→ EXERCISE TASK
Reproduce verbatim the lines up to and including the one with "const refVolts = [0.507, 0.949, 1.25];", starting from the first.

→ DATA EXCERPT
────────────────────

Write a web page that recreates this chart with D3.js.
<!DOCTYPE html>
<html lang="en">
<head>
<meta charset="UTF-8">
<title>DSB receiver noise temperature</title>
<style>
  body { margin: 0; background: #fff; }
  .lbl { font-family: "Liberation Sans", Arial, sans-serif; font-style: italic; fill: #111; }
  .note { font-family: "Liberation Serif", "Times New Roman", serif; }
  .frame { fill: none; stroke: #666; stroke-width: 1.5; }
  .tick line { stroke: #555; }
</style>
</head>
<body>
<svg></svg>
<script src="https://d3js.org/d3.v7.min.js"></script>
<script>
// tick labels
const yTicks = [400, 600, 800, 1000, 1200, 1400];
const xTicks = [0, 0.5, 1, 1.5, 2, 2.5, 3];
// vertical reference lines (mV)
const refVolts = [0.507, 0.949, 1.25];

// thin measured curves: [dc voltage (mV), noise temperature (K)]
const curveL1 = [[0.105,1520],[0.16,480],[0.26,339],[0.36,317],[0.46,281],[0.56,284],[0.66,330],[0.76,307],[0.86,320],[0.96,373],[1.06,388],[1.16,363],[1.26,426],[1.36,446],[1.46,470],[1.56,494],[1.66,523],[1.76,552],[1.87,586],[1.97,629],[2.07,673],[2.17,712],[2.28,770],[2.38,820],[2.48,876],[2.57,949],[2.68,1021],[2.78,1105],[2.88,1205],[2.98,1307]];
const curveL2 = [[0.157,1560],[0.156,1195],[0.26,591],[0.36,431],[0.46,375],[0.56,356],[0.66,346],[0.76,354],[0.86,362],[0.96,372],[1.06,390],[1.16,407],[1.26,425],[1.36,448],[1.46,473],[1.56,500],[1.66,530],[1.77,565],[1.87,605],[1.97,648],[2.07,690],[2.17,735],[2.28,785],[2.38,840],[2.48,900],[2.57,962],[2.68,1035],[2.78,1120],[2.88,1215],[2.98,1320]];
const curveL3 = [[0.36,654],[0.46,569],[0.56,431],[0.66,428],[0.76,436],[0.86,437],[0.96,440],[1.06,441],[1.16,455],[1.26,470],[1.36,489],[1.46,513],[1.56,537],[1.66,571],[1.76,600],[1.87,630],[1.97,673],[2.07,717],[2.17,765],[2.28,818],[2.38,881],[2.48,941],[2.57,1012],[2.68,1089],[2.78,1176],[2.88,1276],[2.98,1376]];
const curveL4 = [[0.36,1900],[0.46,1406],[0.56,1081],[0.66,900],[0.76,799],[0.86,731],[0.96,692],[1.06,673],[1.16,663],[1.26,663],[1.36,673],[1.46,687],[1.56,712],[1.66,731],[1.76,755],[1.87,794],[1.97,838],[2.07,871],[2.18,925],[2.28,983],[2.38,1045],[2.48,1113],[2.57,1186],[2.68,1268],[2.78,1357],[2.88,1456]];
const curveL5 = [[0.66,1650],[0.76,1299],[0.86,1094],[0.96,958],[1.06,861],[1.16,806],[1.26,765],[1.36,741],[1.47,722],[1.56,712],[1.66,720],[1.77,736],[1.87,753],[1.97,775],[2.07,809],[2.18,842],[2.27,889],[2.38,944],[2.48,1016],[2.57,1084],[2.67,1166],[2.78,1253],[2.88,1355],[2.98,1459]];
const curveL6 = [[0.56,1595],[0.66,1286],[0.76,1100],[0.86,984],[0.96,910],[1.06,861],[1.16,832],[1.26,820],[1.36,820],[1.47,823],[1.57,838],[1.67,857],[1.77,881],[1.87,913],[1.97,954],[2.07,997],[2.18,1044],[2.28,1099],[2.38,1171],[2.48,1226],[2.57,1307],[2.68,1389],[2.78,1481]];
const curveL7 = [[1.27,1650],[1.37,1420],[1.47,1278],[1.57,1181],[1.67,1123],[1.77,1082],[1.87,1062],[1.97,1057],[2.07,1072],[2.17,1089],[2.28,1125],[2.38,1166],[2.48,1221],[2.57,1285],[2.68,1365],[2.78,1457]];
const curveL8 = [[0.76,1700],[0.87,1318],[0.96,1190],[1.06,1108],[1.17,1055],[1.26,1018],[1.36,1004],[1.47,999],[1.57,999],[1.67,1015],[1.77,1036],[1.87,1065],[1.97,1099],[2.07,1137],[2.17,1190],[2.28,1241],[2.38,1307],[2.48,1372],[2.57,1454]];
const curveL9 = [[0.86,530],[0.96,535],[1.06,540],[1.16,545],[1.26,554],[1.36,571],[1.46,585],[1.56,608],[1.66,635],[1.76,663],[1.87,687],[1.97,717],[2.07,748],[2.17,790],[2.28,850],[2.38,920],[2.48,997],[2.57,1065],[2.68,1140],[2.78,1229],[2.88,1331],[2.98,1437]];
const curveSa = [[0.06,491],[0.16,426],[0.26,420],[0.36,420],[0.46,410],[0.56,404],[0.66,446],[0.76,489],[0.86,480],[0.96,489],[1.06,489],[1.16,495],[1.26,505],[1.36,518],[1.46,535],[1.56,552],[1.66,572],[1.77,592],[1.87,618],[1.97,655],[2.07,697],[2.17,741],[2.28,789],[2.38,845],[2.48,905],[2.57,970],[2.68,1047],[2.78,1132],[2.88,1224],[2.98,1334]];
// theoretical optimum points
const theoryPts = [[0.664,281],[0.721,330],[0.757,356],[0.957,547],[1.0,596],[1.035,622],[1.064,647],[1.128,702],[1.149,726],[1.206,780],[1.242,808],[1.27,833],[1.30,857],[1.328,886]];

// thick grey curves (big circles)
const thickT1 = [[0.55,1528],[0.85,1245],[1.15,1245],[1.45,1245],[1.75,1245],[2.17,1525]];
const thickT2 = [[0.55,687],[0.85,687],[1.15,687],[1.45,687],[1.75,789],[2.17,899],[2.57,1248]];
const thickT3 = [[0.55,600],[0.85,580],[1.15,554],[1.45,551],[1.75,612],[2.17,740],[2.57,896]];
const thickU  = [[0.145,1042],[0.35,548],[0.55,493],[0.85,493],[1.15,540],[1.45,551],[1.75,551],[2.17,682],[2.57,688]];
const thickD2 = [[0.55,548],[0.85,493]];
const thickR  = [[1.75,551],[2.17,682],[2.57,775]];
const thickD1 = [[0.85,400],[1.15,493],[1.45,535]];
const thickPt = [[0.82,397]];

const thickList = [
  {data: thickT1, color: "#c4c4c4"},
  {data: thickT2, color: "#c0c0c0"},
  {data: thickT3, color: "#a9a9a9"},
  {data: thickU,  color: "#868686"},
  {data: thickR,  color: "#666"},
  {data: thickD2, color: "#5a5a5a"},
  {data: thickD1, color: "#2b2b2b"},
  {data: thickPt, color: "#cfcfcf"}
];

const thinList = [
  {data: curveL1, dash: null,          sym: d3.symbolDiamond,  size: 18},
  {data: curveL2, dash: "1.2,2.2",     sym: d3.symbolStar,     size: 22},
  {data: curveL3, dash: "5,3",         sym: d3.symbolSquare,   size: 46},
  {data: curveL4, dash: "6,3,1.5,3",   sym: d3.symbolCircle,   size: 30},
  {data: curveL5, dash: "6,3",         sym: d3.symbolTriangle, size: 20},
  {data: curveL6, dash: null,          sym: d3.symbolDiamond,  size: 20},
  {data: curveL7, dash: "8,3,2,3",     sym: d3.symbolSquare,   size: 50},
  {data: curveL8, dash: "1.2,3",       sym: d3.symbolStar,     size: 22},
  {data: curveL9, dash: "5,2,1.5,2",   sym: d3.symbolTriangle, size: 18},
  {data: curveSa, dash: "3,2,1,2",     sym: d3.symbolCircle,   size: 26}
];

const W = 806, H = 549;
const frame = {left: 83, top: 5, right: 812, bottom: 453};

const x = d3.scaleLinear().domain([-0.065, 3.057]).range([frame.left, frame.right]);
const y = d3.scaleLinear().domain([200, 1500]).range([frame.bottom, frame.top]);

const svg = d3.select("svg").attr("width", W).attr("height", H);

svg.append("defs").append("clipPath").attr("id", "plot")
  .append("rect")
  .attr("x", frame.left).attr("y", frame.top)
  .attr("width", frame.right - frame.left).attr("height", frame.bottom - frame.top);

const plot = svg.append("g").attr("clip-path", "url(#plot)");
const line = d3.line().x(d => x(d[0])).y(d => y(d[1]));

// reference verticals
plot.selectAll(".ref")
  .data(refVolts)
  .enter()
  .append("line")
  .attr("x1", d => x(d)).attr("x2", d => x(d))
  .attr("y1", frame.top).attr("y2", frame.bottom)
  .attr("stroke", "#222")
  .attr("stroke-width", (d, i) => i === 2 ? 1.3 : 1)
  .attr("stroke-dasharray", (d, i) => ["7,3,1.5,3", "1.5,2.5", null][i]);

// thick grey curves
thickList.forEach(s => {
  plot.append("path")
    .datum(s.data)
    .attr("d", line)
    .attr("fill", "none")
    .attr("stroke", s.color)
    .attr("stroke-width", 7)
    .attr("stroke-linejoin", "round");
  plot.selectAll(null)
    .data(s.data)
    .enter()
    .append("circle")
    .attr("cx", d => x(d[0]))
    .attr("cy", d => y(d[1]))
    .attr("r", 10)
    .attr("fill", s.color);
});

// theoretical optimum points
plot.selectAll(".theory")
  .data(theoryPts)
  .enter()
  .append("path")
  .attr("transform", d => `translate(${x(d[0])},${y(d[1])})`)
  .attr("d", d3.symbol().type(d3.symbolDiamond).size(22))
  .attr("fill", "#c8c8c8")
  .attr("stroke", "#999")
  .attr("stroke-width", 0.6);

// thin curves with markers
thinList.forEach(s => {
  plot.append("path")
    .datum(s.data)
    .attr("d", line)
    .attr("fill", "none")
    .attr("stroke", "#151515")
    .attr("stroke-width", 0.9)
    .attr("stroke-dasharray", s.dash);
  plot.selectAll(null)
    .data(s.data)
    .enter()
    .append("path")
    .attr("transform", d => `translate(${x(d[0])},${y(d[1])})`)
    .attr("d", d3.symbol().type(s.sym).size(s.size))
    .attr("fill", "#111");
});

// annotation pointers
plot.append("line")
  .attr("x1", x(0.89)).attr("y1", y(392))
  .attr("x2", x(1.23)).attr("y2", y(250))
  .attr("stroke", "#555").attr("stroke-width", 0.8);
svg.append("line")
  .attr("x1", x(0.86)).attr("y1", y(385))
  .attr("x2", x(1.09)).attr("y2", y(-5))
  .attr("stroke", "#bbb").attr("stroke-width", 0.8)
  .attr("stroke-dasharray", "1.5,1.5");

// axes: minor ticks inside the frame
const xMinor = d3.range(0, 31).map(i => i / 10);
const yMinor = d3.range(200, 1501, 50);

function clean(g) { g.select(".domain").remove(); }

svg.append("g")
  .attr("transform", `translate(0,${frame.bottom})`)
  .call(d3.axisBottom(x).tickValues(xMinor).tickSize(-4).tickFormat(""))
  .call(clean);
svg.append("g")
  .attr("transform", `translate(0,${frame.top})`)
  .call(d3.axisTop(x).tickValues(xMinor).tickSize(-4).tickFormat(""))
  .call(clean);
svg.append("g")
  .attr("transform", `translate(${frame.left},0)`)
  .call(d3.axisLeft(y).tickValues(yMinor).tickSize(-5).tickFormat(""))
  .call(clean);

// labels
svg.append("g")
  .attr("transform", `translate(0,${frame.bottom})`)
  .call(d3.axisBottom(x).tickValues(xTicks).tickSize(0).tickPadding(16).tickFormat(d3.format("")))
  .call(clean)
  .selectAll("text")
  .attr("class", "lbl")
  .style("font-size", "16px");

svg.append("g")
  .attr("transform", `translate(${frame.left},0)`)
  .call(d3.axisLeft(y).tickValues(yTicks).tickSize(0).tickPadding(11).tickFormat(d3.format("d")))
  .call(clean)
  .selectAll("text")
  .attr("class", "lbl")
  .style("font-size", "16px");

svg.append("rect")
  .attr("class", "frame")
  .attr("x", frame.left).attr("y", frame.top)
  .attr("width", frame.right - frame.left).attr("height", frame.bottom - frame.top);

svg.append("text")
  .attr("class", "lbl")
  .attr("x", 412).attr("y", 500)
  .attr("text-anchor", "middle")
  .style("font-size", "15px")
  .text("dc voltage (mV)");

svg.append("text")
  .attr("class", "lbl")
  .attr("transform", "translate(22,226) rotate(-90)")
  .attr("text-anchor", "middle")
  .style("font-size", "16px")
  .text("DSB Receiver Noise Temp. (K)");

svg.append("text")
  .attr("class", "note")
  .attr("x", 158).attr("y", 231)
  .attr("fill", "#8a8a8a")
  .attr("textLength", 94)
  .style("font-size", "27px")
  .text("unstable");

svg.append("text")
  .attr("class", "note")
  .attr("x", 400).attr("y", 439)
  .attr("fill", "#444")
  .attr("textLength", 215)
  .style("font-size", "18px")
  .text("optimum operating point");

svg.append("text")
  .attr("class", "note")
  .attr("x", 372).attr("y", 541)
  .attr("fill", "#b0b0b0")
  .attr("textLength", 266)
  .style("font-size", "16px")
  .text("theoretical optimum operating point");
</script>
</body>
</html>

────────────────────

→ OUTPUT FOR THIS TASK
Write a web page that recreates this chart with D3.js.
<!DOCTYPE html>
<html lang="en">
<head>
<meta charset="UTF-8">
<title>DSB receiver noise temperature</title>
<style>
  body { margin: 0; background: #fff; }
  .lbl { font-family: "Liberation Sans", Arial, sans-serif; font-style: italic; fill: #111; }
  .note { font-family: "Liberation Serif", "Times New Roman", serif; }
  .frame { fill: none; stroke: #666; stroke-width: 1.5; }
  .tick line { stroke: #555; }
</style>
</head>
<body>
<svg></svg>
<script src="https://d3js.org/d3.v7.min.js"></script>
<script>
// tick labels
const yTicks = [400, 600, 800, 1000, 1200, 1400];
const xTicks = [0, 0.5, 1, 1.5, 2, 2.5, 3];
// vertical reference lines (mV)
const refVolts = [0.507, 0.949, 1.25];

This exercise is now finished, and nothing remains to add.